Wednesday, December 19, 2007

Time Person of the Year: A Tsar is Born

Time magazine announced their "Person of the Year" in the current issue: "departing" Russian President Vladimir Putin.

The flowery, longish piece doesn't necessarily go into depth. But that is the nature of the mass audience weekly that Time magazine is. It's worth a read though.

In the first paragraph, Time reporter Adi Ignatius begins to paint a picture of the "new tsar":
"No one is born with a stare like Vladimir Putin's. The Russian President's pale blue eyes are so cool, so devoid of emotion that the stare must have begun as an affect, the gesture of someone who understood that power might be achieved by the suppression of ordinary needs, like blinking."
It's a very different description than one would attribute to our president, who also has a spooky stare. Bush's stare involves lots of blinking and is more of the deer-caught-in-the-headlights variety.

A running theme of the piece is the conventional wisdom that Russia's economic and diplomatic resurgence is related to Putin's authoritarianism. My impression is that is the conventional wisdom within Russia as well. But I wonder if it really does bear out. Certainly, Putin has slid closer and closer to totalitarianism. A recent potential political opponent had to withdraw from the presidential election because the government had successfully prevented his nomination convention from occurring in time.
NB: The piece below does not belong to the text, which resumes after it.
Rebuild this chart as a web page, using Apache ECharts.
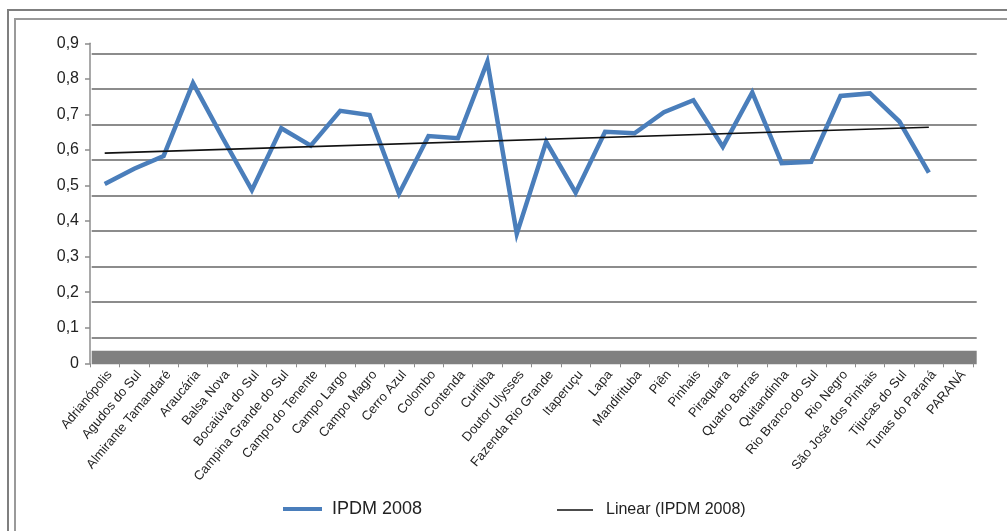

Yes, the political opposition in Russia apparently doesn't have their act together. But it can't help that Putin's government jails press and opponents and controls all the institutions. And I don't know how much allegedly following those who are vocal to other countries and murdering them with radioactive poison can be linked to economic success of Russia in recent years.

Though, I'm only a casual, ill-informed American and don't really have an idea what is the real story in Russia. I'd be interested to hear from those who know better than I.